Quand vous lisez un epub1 sur liseuse, vous pouvez configurer le lecteur pour que l’écran ne se rafraîchisse pas à chaque fois que vous changez de page. Par exemple, ma liseuse est configurée pour rafraîchir toutes les dix pages au lieu de trois ou quatre par défaut. Je trouve ça hyper pénible cet écran qui devient tout noir puis tout blanc… Mais les images fantômes gênent pas mal la lecture aussi. À chacun de trouver son compromis.

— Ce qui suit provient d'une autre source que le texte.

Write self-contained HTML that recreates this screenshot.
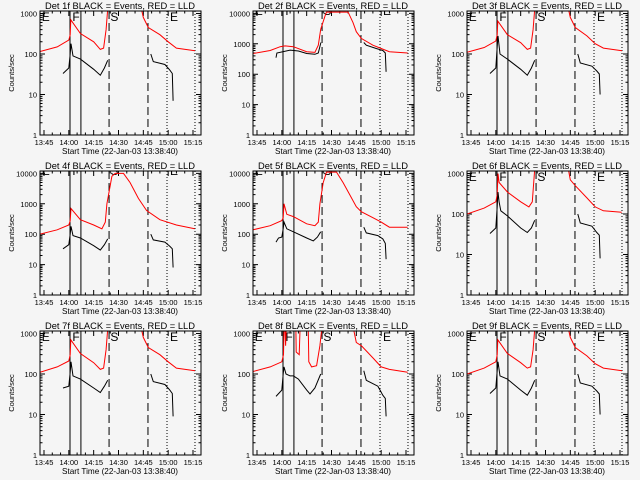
<!DOCTYPE html>
<html><head><meta charset="utf-8"><style>
html,body{margin:0;padding:0;background:#f5f5f5;}
svg{display:block;font-family:"Liberation Sans",sans-serif;}
</style></head><body>
<svg id="c" width="640" height="480" viewBox="0 0 640 480"></svg>
<script>
const panelTitles=["Det 1f BLACK = Events, RED = LLD","Det 2f BLACK = Events, RED = LLD","Det 3f BLACK = Events, RED = LLD","Det 4f BLACK = Events, RED = LLD","Det 5f BLACK = Events, RED = LLD","Det 6f BLACK = Events, RED = LLD","Det 7f BLACK = Events, RED = LLD","Det 8f BLACK = Events, RED = LLD","Det 9f BLACK = Events, RED = LLD"];
const panelMaxDecade=[3,4,3,4,4,3,3,3,3];
const xTickLabels=["13:45","14:00","14:15","14:30","14:45","15:00","15:15"];
const xTickMinutes=[0,15,30,45,60,75,90];
const solidLines=[15.7,22.3];
const dashedLines=[39.3,62.8];
const dottedLines=[74.3,91.2];
const markerLetters=["E","F","S","E"];
const markerMinutes=[-2,16.5,39.5,75.5];
// minutes after 13:45, counts/sec ; each series = list of segments
const red1=[[[-2.4,115],[8,150],[15,220],[15.8,300],[16.2,700],[22,320],[30,200],[34,130],[36,140],[37.5,400],[38.6,1500]],[[58.5,1500],[60,800],[63,450],[70,300],[75,200],[80,140],[91.2,120]]];
const blk1=[[[11.5,33],[15,45],[15.8,100],[16.3,180],[17.5,90],[22,75],[30,42],[34,30],[36.5,45],[38.5,70]],[[64.5,100],[66,65],[73,55],[76,40],[77.5,33],[78,7]]];
const red2=[[[-2.4,480],[8,600],[14,800],[17,850],[22,800],[30,550],[35,520],[37,900],[38.5,3000],[41,8000],[42,11000],[55,11000],[58,5000],[60,2500],[63,1500],[70,900],[75,700],[80,550],[91,500]]];
const blk2=[[[11.5,350],[12,500],[20,620],[25,580],[30,480],[35,450],[37,500],[38.6,1100]],[[64.5,1100],[66,900],[72,700],[76,600],[77.5,500],[78,120]]];
const red3=[[[-2.4,110],[8,145],[15,210],[15.8,300],[16.2,650],[22,300],[30,190],[34,130],[36,140],[37.5,400],[38.6,1500]],[[58.5,1500],[60,800],[63,450],[70,280],[75,180],[80,140],[91.2,120]]];
const blk3=[[[11.5,33],[15,45],[15.8,150],[16.3,280],[17.5,100],[22,75],[30,42],[34,30],[36.5,45],[38.5,70]],[[64.5,100],[66,60],[73,50],[76,38],[77.5,32],[78,10]]];
const red4=[[[-2.4,100],[8,140],[15,200],[15.8,280],[16.3,700],[22,300],[30,200],[35,150],[37,250],[38,1000],[41,8000],[43,10000],[48,10000],[52,5000],[57,1500],[62,600],[70,300],[80,200],[91,150]]];
const blk4=[[[11.5,33],[15,45],[15.8,100],[16.3,180],[17.5,90],[22,75],[30,42],[34,30],[36.5,45],[38.5,70]],[[64.5,100],[66,65],[73,55],[76,40],[77.5,33],[78,8]]];
const red5=[[[-2.4,140],[8,190],[15,280],[15.8,350],[16.3,1000],[18,450],[22,380],[30,220],[35,190],[37,250],[38,1000],[40,5000],[42,11000],[48,11000],[52,5000],[56,2000],[60,800],[63,550],[70,350],[75,250],[80,170],[91,170]]];
const blk5=[[[11.5,55],[13,75],[15,80],[15.8,150],[16.3,250],[18,150],[22,120],[30,75],[34,60],[36.5,80],[38.5,120]],[[64.5,170],[66,110],[73,90],[76,70],[77.5,50],[78,15]]];
const red6=[[[-2.4,100],[8,140],[15,200],[15.8,300],[16.3,1000],[17,600],[22,350],[30,200],[35,150],[37,200],[38.6,1500]],[[58.5,1500],[60,700],[63,500],[70,250],[75,150],[80,120],[91,110]]];
const blk6=[[[11.5,33],[15,45],[15.8,150],[16.3,350],[17,200],[18,120],[22,90],[30,45],[34,35],[36.5,45],[38.5,70]],[[64.5,100],[66,60],[73,50],[76,35],[77.5,30],[78,8]]];
const red7=[[[-2.4,110],[8,150],[15,210],[15.8,300],[16.2,700],[22,320],[30,190],[34,130],[36,140],[37.5,400],[38.6,1500]],[[58.5,1500],[60,800],[63,450],[70,300],[75,200],[80,140],[91.2,120]]];
const blk7=[[[11.5,45],[15,50],[15.8,110],[16.3,200],[17.5,90],[22,75],[30,45],[34,35],[36.5,50],[38.5,70]],[[64.5,100],[66,65],[73,55],[76,40],[77.5,33],[78,9]]];
const red8=[[[-2.4,115],[8,150],[15,200],[16,300],[16.3,1200]],[[17,1200],[17.3,500],[17.6,1200]],[[23.5,1200],[23.7,350],[25.5,300],[26,1200]],[[31,1200],[31.3,200],[33,150],[36,160],[38,500],[39,1200]],[[58.5,1200],[60,600],[63,500],[70,250],[75,150],[80,130],[91,110]]];
const blk8=[[[11.5,28],[15,40],[15.8,100],[16.3,150],[17.5,100],[20,90],[22,90],[25,75],[30,40],[32,32],[35,45],[38.5,100]],[[64.5,120],[66,70],[73,50],[76,30],[77.5,25],[78,9]]];
const red9=[[[-2.4,100],[8,140],[15,200],[15.8,300],[16.2,700],[22,320],[30,190],[34,140],[36,150],[37.5,400],[38.6,1500]],[[58.5,1500],[60,800],[63,450],[70,280],[75,180],[80,140],[91.2,120]]];
const blk9=[[[11.5,33],[15,45],[15.8,120],[16.3,200],[17.5,90],[22,75],[30,40],[34,30],[36.5,45],[38.5,70]],[[64.5,100],[66,60],[73,50],[76,38],[77.5,32],[78,10]]];
const redSeries=[red1,red2,red3,red4,red5,red6,red7,red8,red9];
const blackSeries=[blk1,blk2,blk3,blk4,blk5,blk6,blk7,blk8,blk9];

const NS="http://www.w3.org/2000/svg";
const svg=document.getElementById('c');
function mk(tag,attrs,parent){const e=document.createElementNS(NS,tag);for(const k in attrs)e.setAttribute(k,attrs[k]);(parent||svg).appendChild(e);return e;}
const L=40,R=201,T=11,B=135;
const xScale=m=>44+m*(149/90);
for(let p=0;p<9;p++){
  const ox=[0,213,427][p%3], oy=[0,160,320][Math.floor(p/3)];
  const dec=panelMaxDecade[p]===4?30.4:40.5;
  const yScale=v=>B-dec*Math.log10(v);
  const g=mk('g',{transform:`translate(${ox},${oy})`});
  
  
  const cp=mk('clipPath',{id:'cp'+p},g);mk('rect',{x:L,y:T,width:R-L,height:B-T},cp);
  const t=mk('text',{x:120,y:9,'text-anchor':'middle','font-size':'9','textLength':'150','lengthAdjust':'spacingAndGlyphs'},g);t.textContent=panelTitles[p];
  
  const yl=mk('text',{transform:'translate(14,73) rotate(-90)','text-anchor':'middle','font-size':'7.5'},g);yl.textContent='Counts/sec';
  
  const xl=mk('text',{x:120,y:154,'text-anchor':'middle','font-size':'8.5','textLength':'116','lengthAdjust':'spacingAndGlyphs'},g);xl.textContent='Start Time (22-Jan-03 13:38:40)';
  
  let d='';
  for(let m=-5;m<=95;m+=5){const x=xScale(m);if(x<L||x>R)continue;const len=(m%15===0)?5:2.5;d+=`M${x},${B}v${-len}M${x},${T}v${len}`;}
  for(let k=0;k<=panelMaxDecade[p];k++){for(let j=1;j<10;j++){const v=Math.pow(10,k)*j;const y=yScale(v);if(y<T)break;const len=j===1?5:2.5;d+=`M${L},${y}h${len}M${R},${y}h${-len}`;}}
  mk('path',{d:d,stroke:'#000','stroke-width':1,fill:'none'},g);
  xTickLabels.forEach((s,i)=>{const e=mk('text',{x:xScale(xTickMinutes[i]),y:145,'text-anchor':'middle','font-size':'7.5'},g);e.textContent=s;
    });
  for(let k=0;k<=panelMaxDecade[p];k++){const e=mk('text',{x:37,y:yScale(Math.pow(10,k))+3,'text-anchor':'end','font-size':'7.5'},g);e.textContent=String(Math.pow(10,k));
    }
  const pg=mk('g',{'clip-path':`url(#cp${p})`},g);
  solidLines.forEach(m=>{const e=mk('line',{x1:xScale(m),x2:xScale(m),y1:T,y2:B,stroke:'#000','stroke-width':1},pg);});
  dashedLines.forEach(m=>{const e=mk('line',{x1:xScale(m),x2:xScale(m),y1:T,y2:B,stroke:'#000','stroke-width':1,'stroke-dasharray':'8,4'},pg);});
  dottedLines.forEach(m=>{const e=mk('line',{x1:xScale(m),x2:xScale(m),y1:T,y2:B,stroke:'#000','stroke-width':1,'stroke-dasharray':'1,2'},pg);});
  const ly=panelMaxDecade[p]===4?15:21;
  markerLetters.forEach((s,i)=>{const e=mk('text',{x:xScale(markerMinutes[i])+1,y:ly,'font-size':'12'},pg);e.textContent=s;
    });
  const draw=(series,col,name)=>series.forEach(seg=>{const e=mk('polyline',{points:seg.map(q=>xScale(q[0]).toFixed(1)+','+yScale(q[1]).toFixed(1)).join(' '),fill:'none',stroke:col,'stroke-width':1},pg);
    });
  draw(redSeries[p],'#ff0000','red-lld-curve');
  draw(blackSeries[p],'#000','black-events-curve');
  mk('rect',{x:L,y:T,width:R-L,height:B-T,fill:'none',stroke:'#000','stroke-width':1},g);
}
</script>
</body></html>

Quand on est dans le navigateur intégré de la liseuse, en revanche, il n’y a pas de notion de « je tourne la page » : parfois il faut faire défiler le contenu, parfois le contenu défile tout seul, parfois il est animé… Le pilote de ma liseuse gère ça en rafraîchissant les pixels par-ci par là (donc je vois des traînées noires autour des logos animés Google, par exemple), et en rafraîchissant tout l’écran une fois de temps en temps (et là, ça fait écran blanc puis écran noir avant d’afficher le nouveau contenu).
La première optimisation que vous pouvez faire pour un site liseuse, c’est : surtout, ne poussez pas l’utilisateur à faire défiler la page. Les barres de défilement n’existent pas sur liseuse. Nulle part.
Ah, ça vous change les règles de design, ça.
Il faut donner des boutons de pagination pour tout et n’importe quoi (de la description des produits aux CGV en passant par l’aide en ligne), calibrer les textes pour qu’ils rentrent sur un écran de liseuse… Avant même de parler technique, il y a déjà donc un gros travail de design et de découpage de contenu.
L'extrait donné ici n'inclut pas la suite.